My 5-Step Seminole County Teak Island Assembly and Sealing Protocol
Once the right materials are sourced, assembly and finishing are critical. I don’t rely on a simple teak oil finish, which often just traps moisture and promotes mildew growth in our shaded, humid afternoons. This is my field-tested process.- Elevate and Ventilate the Base: The island must never sit flat on a concrete or paver patio. I mandate the installation of non-reactive, adjustable composite or 316 steel feet to create a minimum 1/2-inch air gap. This substrate ventilation is the single most effective way to prevent moisture from wicking up and rotting the base.
- Pre-Assembly Sealing: Before a single joint is connected, every component is sealed on all sides with a penetrating epoxy sealer. This stabilizes the wood fibers from within and dramatically reduces moisture absorption. Most builders only seal the visible surfaces post-assembly, a critical error.

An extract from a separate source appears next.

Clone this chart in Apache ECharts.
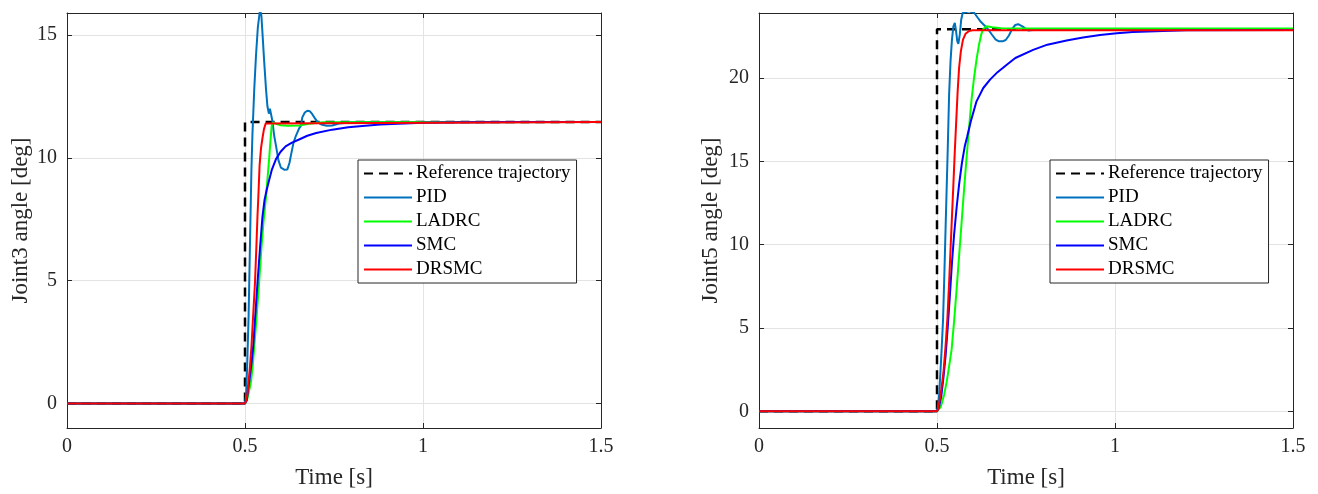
<!DOCTYPE html>
<html>
<head>
<meta charset="utf-8">
<script src="https://cdn.jsdelivr.net/npm/echarts@6/dist/echarts.min.js"></script>
<style>
html,body{margin:0;padding:0;background:#fff;}
#c{width:1318px;height:494px;}
</style>
</head>
<body>
<div id="c"></div>
<script>
// ---- Data (time [s], angle [deg]) ----
const seriesNames = ['Reference trajectory', 'PID', 'LADRC', 'SMC', 'DRSMC'];
const xTicks = [0, 0.5, 1, 1.5];
const yTicksJ3 = [0, 5, 10, 15];
const yTicksJ5 = [0, 5, 10, 15, 20];

const refJ3 = [[0,0],[0.5,0],[0.5,11.46],[1.5,11.46]];
const pidJ3 = [[0,0],[0.5,0],[0.503,0.3],[0.506,1.5],[0.51,3.5],[0.514,6.5],[0.518,9.5],[0.521,11.0],[0.526,12.8],[0.531,14.2],[0.536,15.3],[0.541,15.9],[0.543,16.0],[0.546,15.8],[0.549,15.1],[0.554,13.9],[0.559,12.8],[0.563,12.1],[0.567,11.8],[0.57,12.0],[0.573,12.05],[0.577,11.5],[0.582,10.9],[0.587,10.5],[0.594,9.9],[0.601,9.6],[0.61,9.52],[0.619,9.53],[0.625,9.8],[0.629,10.1],[0.636,10.6],[0.643,10.9],[0.652,11.2],[0.657,11.3],[0.661,11.65],[0.668,11.85],[0.675,11.92],[0.682,11.9],[0.689,11.78],[0.696,11.62],[0.703,11.48],[0.71,11.4],[0.717,11.35],[0.73,11.31],[0.745,11.32],[0.764,11.4],[0.8,11.45],[1.5,11.46]];
const ladrcJ3 = [[0,0],[0.5,0],[0.505,0.1],[0.51,0.4],[0.517,0.9],[0.522,1.6],[0.526,2.3],[0.533,3.6],[0.54,5.0],[0.546,6.3],[0.552,7.4],[0.559,8.4],[0.564,9.3],[0.568,10.0],[0.572,10.8],[0.575,11.3],[0.579,11.45],[0.585,11.4],[0.6,11.33],[0.62,11.31],[0.652,11.32],[0.68,11.39],[0.72,11.45],[1.5,11.46]];
const smcJ3 = [[0,0],[0.5,0],[0.505,0.15],[0.512,0.9],[0.518,1.6],[0.523,2.3],[0.529,3.6],[0.535,4.9],[0.542,6.3],[0.549,7.6],[0.555,8.3],[0.561,8.7],[0.567,9.05],[0.575,9.5],[0.587,9.95],[0.6,10.25],[0.614,10.47],[0.632,10.62],[0.652,10.75],[0.675,10.9],[0.7,11.01],[0.745,11.15],[0.79,11.25],[0.838,11.31],[0.88,11.36],[0.93,11.39],[1.0,11.43],[1.1,11.45],[1.25,11.46],[1.5,11.46]];
const drsmcJ3 = [[0,0],[0.5,0],[0.503,0.1],[0.507,0.4],[0.51,0.9],[0.514,1.5],[0.518,2.3],[0.523,3.6],[0.528,4.9],[0.532,6.4],[0.535,7.6],[0.538,8.6],[0.541,9.7],[0.545,10.4],[0.549,10.8],[0.553,11.15],[0.558,11.4],[0.563,11.46],[1.5,11.46]];

const refJ5 = [[0,0],[0.5,0],[0.5,22.92],[1.5,22.92]];
const pidJ5 = [[0,0],[0.5,0],[0.503,0.3],[0.506,1.0],[0.51,2.5],[0.513,3.7],[0.517,5.5],[0.52,7.7],[0.525,11.7],[0.53,15.6],[0.534,19.0],[0.538,21.0],[0.542,22.3],[0.546,23.1],[0.55,23.3],[0.553,22.9],[0.557,22.2],[0.56,22.05],[0.564,22.6],[0.568,23.5],[0.572,23.9],[0.576,24.0],[0.59,24.0],[0.605,23.9],[0.615,23.6],[0.623,23.37],[0.637,23.08],[0.646,22.85],[0.655,22.58],[0.665,22.3],[0.674,22.2],[0.684,22.2],[0.693,22.28],[0.702,22.55],[0.712,22.98],[0.72,23.18],[0.728,23.23],[0.74,23.1],[0.756,22.85],[0.77,22.88],[0.8,22.92],[1.5,22.92]];
const ladrcJ5 = [[0,0],[0.5,0],[0.505,0.05],[0.51,0.25],[0.515,0.6],[0.52,1.0],[0.527,1.75],[0.534,2.7],[0.541,3.7],[0.548,5.4],[0.555,7.3],[0.562,9.3],[0.569,11.3],[0.576,13.3],[0.583,15.2],[0.59,17.0],[0.597,18.7],[0.604,20.0],[0.611,21.1],[0.618,22.0],[0.624,22.6],[0.63,22.95],[0.64,23.1],[0.655,23.05],[0.68,22.99],[0.72,22.97],[1.5,22.97]];
const smcJ5 = [[0,0],[0.5,0],[0.505,0.2],[0.512,0.9],[0.518,2.0],[0.524,3.3],[0.53,5.0],[0.536,6.9],[0.542,8.9],[0.548,10.6],[0.555,12.2],[0.562,13.6],[0.57,14.9],[0.578,15.9],[0.585,16.5],[0.595,17.4],[0.611,18.6],[0.63,19.4],[0.649,19.9],[0.67,20.35],[0.696,20.8],[0.72,21.2],[0.77,21.69],[0.81,22.0],[0.864,22.25],[0.91,22.43],[0.958,22.58],[1.005,22.68],[1.05,22.76],[1.135,22.82],[1.2,22.86],[1.5,22.88]];
const drsmcJ5 = [[0,0],[0.5,0],[0.503,0.15],[0.507,0.6],[0.512,1.3],[0.518,2.3],[0.524,3.9],[0.529,5.5],[0.534,7.7],[0.538,9.7],[0.542,11.67],[0.546,13.6],[0.55,15.6],[0.554,17.4],[0.558,19.2],[0.562,20.6],[0.567,21.6],[0.573,22.3],[0.58,22.65],[0.59,22.82],[0.6,22.86],[1.5,22.86]];

// ---- Styling ----
const FONT = 'Liberation Serif';
const AX = '#262626';
const colors = ['#000000', '#0072BD', '#00FF00', '#0000FF', '#FF0000'];
const widths = [2.5, 2, 2, 2, 2];

const chart = echarts.init(document.getElementById('c'), null, {renderer: 'canvas'});

function xAx(gridIndex, pos, main) {
  return {
    type: 'value', gridIndex, position: pos, min: 0, max: 1.5, interval: 0.5,
    axisLine: {show: true, onZero: false, lineStyle: {color: AX, width: 1}},
    axisTick: {show: true, inside: true, length: 5, lineStyle: {color: AX}},
    axisLabel: {show: main, color: AX, fontFamily: FONT, fontSize: 20, margin: 9},
    splitLine: {show: main, lineStyle: {color: '#e3e3e3', width: 1}},
    name: main ? 'Time [s]' : '', nameLocation: 'middle', nameGap: 38,
    nameTextStyle: {color: AX, fontFamily: FONT, fontSize: 23}
  };
}
function yAx(gridIndex, pos, main, min, max, ticks, name, gap) {
  return {
    type: 'value', gridIndex, position: pos, min, max,
    axisLine: {show: true, onZero: false, lineStyle: {color: AX, width: 1}},
    axisTick: {show: true, inside: true, length: 5, customValues: ticks, lineStyle: {color: AX}},
    axisLabel: {show: main, customValues: ticks, color: AX, fontFamily: FONT, fontSize: 20, margin: 10},
    splitLine: {show: main, lineStyle: {color: '#e3e3e3', width: 1}},
    name: main ? name : '', nameLocation: 'middle', nameGap: gap,
    nameTextStyle: {color: AX, fontFamily: FONT, fontSize: 23}
  };
}
function mkSeries(arrs, xi, yi) {
  return arrs.map((d, i) => ({
    name: seriesNames[i], type: 'line', xAxisIndex: xi, yAxisIndex: yi,
    data: d, showSymbol: false, symbol: 'none', animation: false, clip: true,
    lineStyle: {color: colors[i], width: widths[i], type: i === 0 ? [9, 6] : 'solid'},
    itemStyle: {color: colors[i]}, z: 2 + i
  }));
}
function mkLegend(left) {
  return {
    left, top: 160, orient: 'vertical', data: seriesNames,
    backgroundColor: '#fff', borderColor: AX, borderWidth: 1,
    padding: [4, 6, 4, 5], itemWidth: 48, itemHeight: 14, itemGap: 5,
    itemStyle: {color: 'rgba(0,0,0,0)', borderWidth: 0, borderColor: 'rgba(0,0,0,0)'},
    textStyle: {color: '#000', fontFamily: FONT, fontSize: 19, lineHeight: 19, padding: [0, 0, 0, -1]},
    selectedMode: false
  };
}

chart.setOption({
  animation: false,
  backgroundColor: '#fff',
  grid: [
    {left: 67, right: 717, top: 13, bottom: 64},
    {left: 759, right: 25, top: 13, bottom: 64}
  ],
  xAxis: [xAx(0, 'bottom', true), xAx(1, 'bottom', true), xAx(0, 'top', false), xAx(1, 'top', false)],
  yAxis: [
    yAx(0, 'left', true, -1, 15.9, yTicksJ3, 'Joint3 angle [deg]', 35),
    yAx(1, 'left', true, -1, 23.9, yTicksJ5, 'Joint5 angle [deg]', 37),
    yAx(0, 'right', false, -1, 15.9, yTicksJ3, '', 0),
    yAx(1, 'right', false, -1, 23.9, yTicksJ5, '', 0)
  ],
  legend: [mkLegend(358), mkLegend(1050)],
  series: [].concat(
    mkSeries([refJ3, pidJ3, ladrcJ3, smcJ3, drsmcJ3], 0, 0),
    mkSeries([refJ5, pidJ5, ladrcJ5, smcJ5, drsmcJ5], 1, 1)
  )
});
</script>
</body>
</html>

- Moisture-Cured Urethane Finish: After assembly, I skip the traditional oils. My go-to is a multi-coat application of a two-part marine-grade spar urethane. This creates an impermeable, UV-resistant barrier that is flexible enough to move with the wood, preventing cracking and peeling.
- Countertop Installation: For granite or quartz countertops, a flexible, marine-grade silicone adhesive is used instead of a rigid mortar. This allows the countertop and the wood base to expand and contract at different rates during our intense temperature swings, preventing stress fractures.
- Final Quality Control Check: Before delivery, I personally check joinery tolerances and use a moisture meter to ensure the wood's core is below a 12% moisture content threshold. Anything higher means moisture was trapped during the sealing process and will cause future problems.